━━━━━ Dataset section
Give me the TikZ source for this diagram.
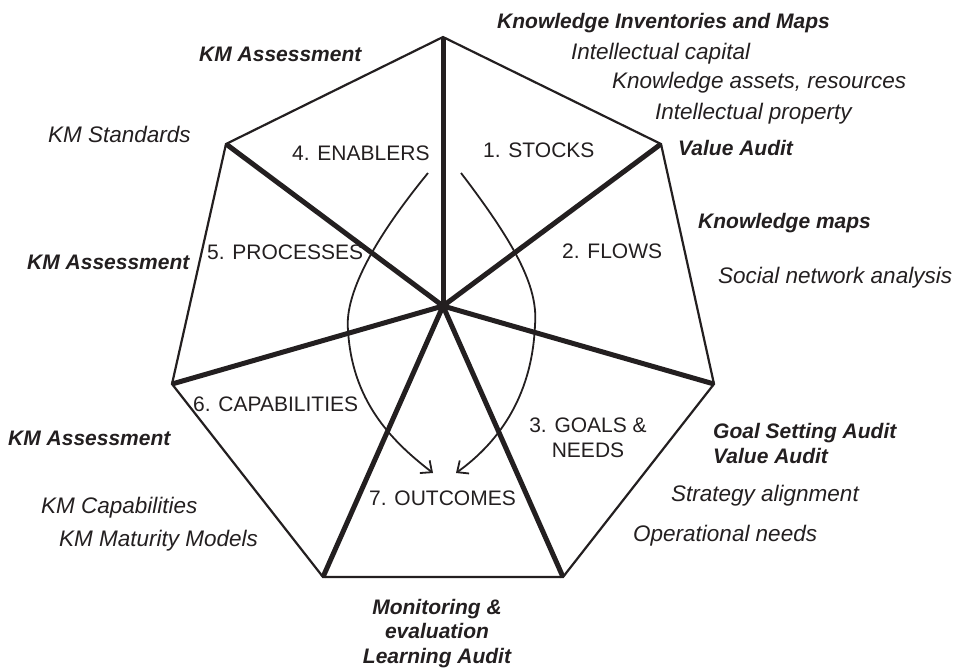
\documentclass[tikz,border=0pt]{standalone}
\usepackage{fontspec}
\setmainfont{Liberation Sans}
\usetikzlibrary{arrows.meta}
\definecolor{ink}{HTML}{231F20}
\begin{document}
\begin{tikzpicture}[x=1pt,y=-1pt,
  spoke/.style={line width=5pt, draw=ink},
  rim/.style={line width=2.2pt, draw=ink, line join=miter},
  flow/.style={line width=1.8pt, draw=ink,
    -{Straight Barb[length=9pt,width=16pt,line width=1.8pt]}},
  dim/.style={font=\fontsize{21}{25}\selectfont, text=ink, inner sep=0pt, anchor=base west},
  dimc/.style={dim, anchor=base},
  tool/.style={font=\fontsize{21}{25}\selectfont\bfseries\itshape, text=ink, inner sep=0pt, anchor=base west},
  toolc/.style={tool, anchor=base},
  item/.style={font=\fontsize{22.5}{27}\selectfont\itshape, text=ink, inner sep=0pt, anchor=base west}]
\useasboundingbox (0,0) rectangle (970,670);

% hub and corners of the heptagon
\coordinate (c)  at (443,306);
\coordinate (v1) at (443,37);
\coordinate (v2) at (661,144);
\coordinate (v3) at (714,384);
\coordinate (v4) at (563,577);
\coordinate (v5) at (323,577);
\coordinate (v6) at (172,384);
\coordinate (v7) at (226,144);

% outline and spokes
\draw[rim] (v1) -- (v2) -- (v3) -- (v4) -- (v5) -- (v6) -- (v7) -- cycle;
\foreach \v in {v1,v2,v3,v4,v5,v6,v7}
  \draw[spoke] (c) -- (\v);

% the seven dimensions
\node[dim] (stocks)  at (483,157) {1. STOCKS};
\node[dim] (flows)   at (562,258) {2. FLOWS};
\node[dimc] (goals)  at (588,432) {3. GOALS \&};
\node[dimc] (needs)  at (588,457) {NEEDS};
\node[dim] (enab)    at (292,160) {4. ENABLERS};
\node[dim] (proc)    at (207,259) {5. PROCESSES};
\node[dim] (capab)   at (193,411) {6. CAPABILITIES};
\node[dim] (outc)    at (369,505) {7. OUTCOMES};

% flows from stocks and enablers to outcomes
\coordinate (la) at (428,173);
\coordinate (lm) at (348,330);
\coordinate (lb) at (433,473);
\coordinate (ra) at (461,173);
\coordinate (rm) at (535,325);
\coordinate (rb) at (456,473);
\draw[flow] (la) .. controls (365,250) and (345,300) .. (lm)
                 .. controls (352,400) and (390,440) .. (lb);
\draw[flow] (ra) .. controls (520,250) and (538,290) .. (rm)
                 .. controls (532,400) and (495,445) .. (rb);

% audit methods and assessed items
\node[tool] (kim)  at (497,28)  {Knowledge Inventories and Maps};
\node[item] (ic)   at (571,59)  {Intellectual capital};
\node[item] (kar)  at (612,88)  {Knowledge assets, resources};
\node[item] (ip)   at (655,119) {Intellectual property};
\node[tool] (va1)  at (678,155) {Value Audit};

\node[tool] (km)   at (698,228) {Knowledge maps};
\node[item] (sna)  at (718,283) {Social network analysis};

\node[tool] (gsa)  at (713,438) {Goal Setting Audit};
\node[tool] (va2)  at (713,463) {Value Audit};
\node[item] (sa)   at (671,501) {Strategy alignment};
\node[item] (on)   at (633,541) {Operational needs};

\node[toolc] (mon) at (437,614) {Monitoring \&};
\node[toolc] (ev)  at (437,638) {evaluation};
\node[toolc] (la2) at (437,663) {Learning Audit};

\node[tool] (kma3) at (8,445)   {KM Assessment};
\node[item] (kmc)  at (41,513)  {KM Capabilities};
\node[item] (kmm)  at (59,546)  {KM Maturity Models};

\node[tool] (kma2) at (27,269)  {KM Assessment};
\node[item] (kms)  at (48,142)  {KM Standards};
\node[tool] (kma1) at (199,61)  {KM Assessment};
\end{tikzpicture}
\end{document}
━━━━━━━━━━
- _Description of the task_:
In the copy, include no pictures; restate the listing above exactly.

- _Written solution_:
Give me the TikZ source for this diagram.
\documentclass[tikz,border=0pt]{standalone}
\usepackage{fontspec}
\setmainfont{Liberation Sans}
\usetikzlibrary{arrows.meta}
\definecolor{ink}{HTML}{231F20}
\begin{document}
\begin{tikzpicture}[x=1pt,y=-1pt,
  spoke/.style={line width=5pt, draw=ink},
  rim/.style={line width=2.2pt, draw=ink, line join=miter},
  flow/.style={line width=1.8pt, draw=ink,
    -{Straight Barb[length=9pt,width=16pt,line width=1.8pt]}},
  dim/.style={font=\fontsize{21}{25}\selectfont, text=ink, inner sep=0pt, anchor=base west},
  dimc/.style={dim, anchor=base},
  tool/.style={font=\fontsize{21}{25}\selectfont\bfseries\itshape, text=ink, inner sep=0pt, anchor=base west},
  toolc/.style={tool, anchor=base},
  item/.style={font=\fontsize{22.5}{27}\selectfont\itshape, text=ink, inner sep=0pt, anchor=base west}]
\useasboundingbox (0,0) rectangle (970,670);

% hub and corners of the heptagon
\coordinate (c)  at (443,306);
\coordinate (v1) at (443,37);
\coordinate (v2) at (661,144);
\coordinate (v3) at (714,384);
\coordinate (v4) at (563,577);
\coordinate (v5) at (323,577);
\coordinate (v6) at (172,384);
\coordinate (v7) at (226,144);

% outline and spokes
\draw[rim] (v1) -- (v2) -- (v3) -- (v4) -- (v5) -- (v6) -- (v7) -- cycle;
\foreach \v in {v1,v2,v3,v4,v5,v6,v7}
  \draw[spoke] (c) -- (\v);

% the seven dimensions
\node[dim] (stocks)  at (483,157) {1. STOCKS};
\node[dim] (flows)   at (562,258) {2. FLOWS};
\node[dimc] (goals)  at (588,432) {3. GOALS \&};
\node[dimc] (needs)  at (588,457) {NEEDS};
\node[dim] (enab)    at (292,160) {4. ENABLERS};
\node[dim] (proc)    at (207,259) {5. PROCESSES};
\node[dim] (capab)   at (193,411) {6. CAPABILITIES};
\node[dim] (outc)    at (369,505) {7. OUTCOMES};

% flows from stocks and enablers to outcomes
\coordinate (la) at (428,173);
\coordinate (lm) at (348,330);
\coordinate (lb) at (433,473);
\coordinate (ra) at (461,173);
\coordinate (rm) at (535,325);
\coordinate (rb) at (456,473);
\draw[flow] (la) .. controls (365,250) and (345,300) .. (lm)
                 .. controls (352,400) and (390,440) .. (lb);
\draw[flow] (ra) .. controls (520,250) and (538,290) .. (rm)
                 .. controls (532,400) and (495,445) .. (rb);

% audit methods and assessed items
\node[tool] (kim)  at (497,28)  {Knowledge Inventories and Maps};
\node[item] (ic)   at (571,59)  {Intellectual capital};
\node[item] (kar)  at (612,88)  {Knowledge assets, resources};
\node[item] (ip)   at (655,119) {Intellectual property};
\node[tool] (va1)  at (678,155) {Value Audit};

\node[tool] (km)   at (698,228) {Knowledge maps};
\node[item] (sna)  at (718,283) {Social network analysis};

\node[tool] (gsa)  at (713,438) {Goal Setting Audit};
\node[tool] (va2)  at (713,463) {Value Audit};
\node[item] (sa)   at (671,501) {Strategy alignment};
\node[item] (on)   at (633,541) {Operational needs};

\node[toolc] (mon) at (437,614) {Monitoring \&};
\node[toolc] (ev)  at (437,638) {evaluation};
\node[toolc] (la2) at (437,663) {Learning Audit};

\node[tool] (kma3) at (8,445)   {KM Assessment};
\node[item] (kmc)  at (41,513)  {KM Capabilities};
\node[item] (kmm)  at (59,546)  {KM Maturity Models};

\node[tool] (kma2) at (27,269)  {KM Assessment};
\node[item] (kms)  at (48,142)  {KM Standards};
\node[tool] (kma1) at (199,61)  {KM Assessment};
\end{tikzpicture}
\end{document}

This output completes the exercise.